Musharraf further went on to say that the PPP leader did nothing to investigate the murder of Murtaza Bhutto as he enjoyed his stay in the presidency for five years.

“Why would Zardari investigate his [Murtaza Bhutto’s] murder when he, himself carried out the assassination,” he asked. “It should always be analysed as to who benefited from a murder.”

The former army chief further urged the authorities to investigate as to who killed Khalid Shehenshah, the person who was supposed to provide security to Benazir.

On Monday, Pakistan Peoples Party (PPP)’s counsel Sardar Latif Khosa filed three separate petitions in the Rawalpindi bench of the Lahore High Court, challenging the verdict of Benazir murder case.

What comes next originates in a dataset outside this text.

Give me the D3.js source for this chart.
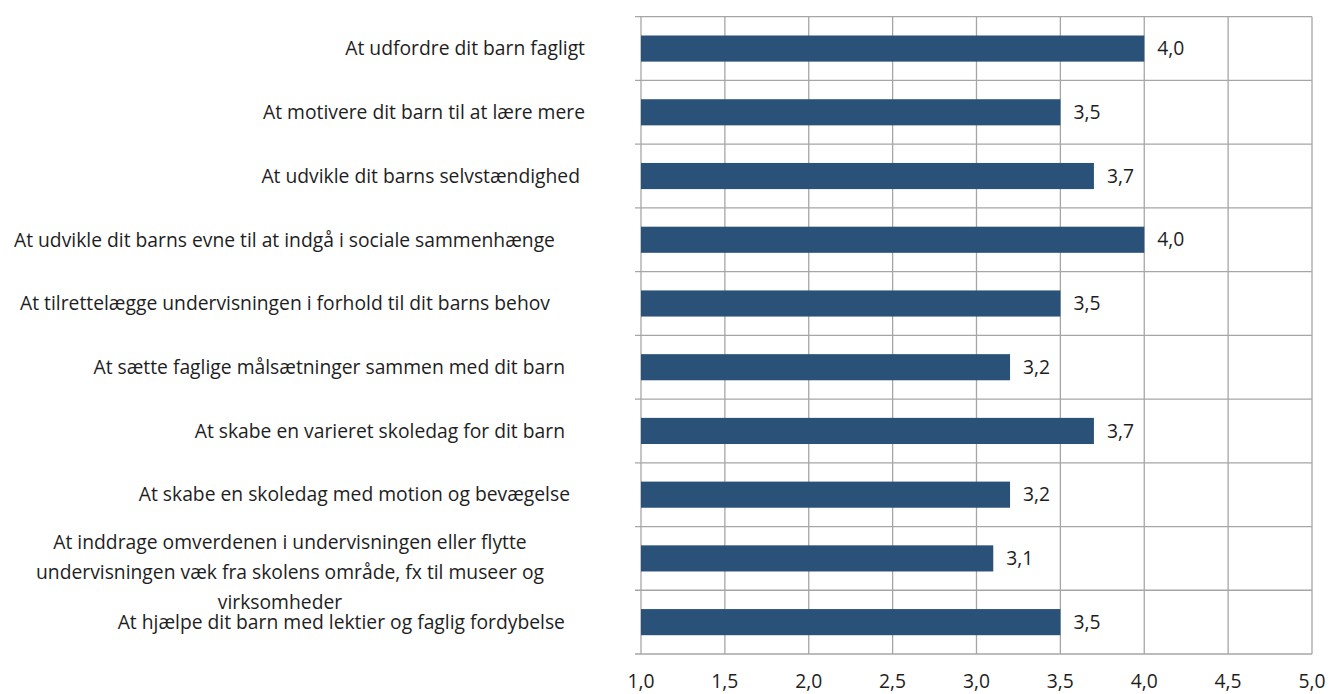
<!DOCTYPE html>
<html>
<head>
<meta charset="utf-8">
<script src="https://cdn.jsdelivr.net/npm/d3@7"></script>
<style>
  html, body { margin: 0; padding: 0; background: #fff; }
  svg text { font-family: "Open Sans", "Noto Sans", sans-serif; fill: #1e1e1e; }
  .cat { white-space: pre; }
</style>
</head>
<body>
<div id="chart"></div>
<script>
// kategorier (efterstillede mellemrum som i det oprindelige regneark)
const categories = [
  ["At udfordre dit barn fagligt"],
  ["At motivere dit barn til at lære mere"],
  ["At udvikle dit barns selvstændighed "],
  ["At udvikle dit barns evne til at indgå i sociale sammenhænge      "],
  ["At tilrettelægge undervisningen i forhold til dit barns behov       "],
  ["At sætte faglige målsætninger sammen med dit barn    "],
  ["At skabe en varieret skoledag for dit barn    "],
  ["At skabe en skoledag med motion og bevægelse   "],
  ["At inddrage omverdenen i undervisningen eller flytte",
   "undervisningen væk fra skolens område, fx til museer og",
   "virksomheder    "],
  ["At hjælpe dit barn med lektier og faglig fordybelse    "]
];
const values = [4.0, 3.5, 3.7, 4.0, 3.5, 3.2, 3.7, 3.2, 3.1, 3.5];
const xTicks = [1.0, 1.5, 2.0, 2.5, 3.0, 3.5, 4.0, 4.5, 5.0];

const width = 1335, height = 694;
const margin = { top: 16.7, right: 23, bottom: 40, left: 641 };
const w = width - margin.left - margin.right;
const h = height - margin.top - margin.bottom;
const fs = '19.3px';

const svg = d3.select('#chart').append('svg').attr('width', width).attr('height', height);
const g = svg.append('g').attr('transform', `translate(${margin.left},${margin.top})`);

const x = d3.scaleLinear().domain([1, 5]).range([0, w]);
const y = d3.scaleBand().domain(d3.range(categories.length)).range([0, h]).padding(0);
const barH = y.bandwidth() * 0.41;
const fmt = v => d3.format('.1f')(v).replace('.', ',');
const gridColor = '#a6a6a6';

// lodrette gitterlinjer
g.selectAll('line.vgrid').data(xTicks).join('line')
  .attr('class', 'vgrid')
  .attr('x1', d => x(d)).attr('x2', d => x(d))
  .attr('y1', 0).attr('y2', h)
  .attr('stroke', gridColor).attr('stroke-width', 1.3);

// vandrette linjer ved kategorigrænser (med små tick-streger til venstre)
const bounds = d3.range(categories.length + 1).map(i => i === categories.length ? h : y(i));
g.selectAll('line.hgrid').data(bounds).join('line')
  .attr('class', 'hgrid')
  .attr('x1', -6).attr('x2', w)
  .attr('y1', d => d).attr('y2', d => d)
  .attr('stroke', gridColor).attr('stroke-width', 1.3);

// x-akse tal
g.selectAll('text.xtick').data(xTicks).join('text')
  .attr('class', 'xtick')
  .attr('x', d => x(d)).attr('y', h + 27)
  .attr('dy', '0.35em')
  .attr('text-anchor', 'middle')
  .style('font-size', fs)
  .text(fmt);

// søjler
g.selectAll('rect.bar').data(values).join('rect')
  .attr('class', 'bar')
  .attr('x', x(1))
  .attr('y', (d, i) => y(i) + (y.bandwidth() - barH) / 2)
  .attr('width', d => x(d) - x(1))
  .attr('height', barH)
  .attr('fill', '#2a5279');

// værdier
g.selectAll('text.value').data(values).join('text')
  .attr('class', 'value')
  .attr('x', d => x(d) + 13)
  .attr('y', (d, i) => y(i) + y.bandwidth() / 2)
  .attr('dy', '0.35em')
  .style('font-size', fs)
  .text(fmt);

// kategoritekster
const lineH = 30;
categories.forEach((lines, i) => {
  const cy = y(i) + y.bandwidth() / 2;
  const multi = lines.length > 1;
  const t = svg.append('text')
    .attr('class', 'cat')
    .style('font-size', fs)
    .attr('text-anchor', multi ? 'middle' : 'end');
  lines.forEach((ln, j) => {
    t.append('tspan')
      .attr('x', multi ? 290 : 585)
      .attr('y', margin.top + cy + (multi ? -16 + j * lineH : 0))
      .attr('dy', '0.35em')
      .text(ln);
  });
});
</script>
</body>
</html>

The first petition says Musharraf masterminded the conspiracy to kill Benazir. It claims that statement of American journalist Mark Siegel and foreign ministry’s former spokesperson Javed Iqbal Cheema as well as probes by the Scotland Yard and United Nations are ‘concrete evidence’ of Musharraf’s involvement.

However, Musharraf denied any charges against him and said that it’s Zardari who was the ‘master planner’.

“The charge they are levying against me is that I did not provide Benazir adequate security — [but that is] something I was not responsible for. The only question I have is, who took the decision to create a hatch in the roof of a bullet and bomb proof car?

“The other thing is, Benazir had a heavy security detail. She had already addressed the public gathering and gotten into the car unharmed, before someone called her incessantly and got her to wave to the people out of the hatch. Her phone was not found for over two years after the assassination attempt,” he alleged.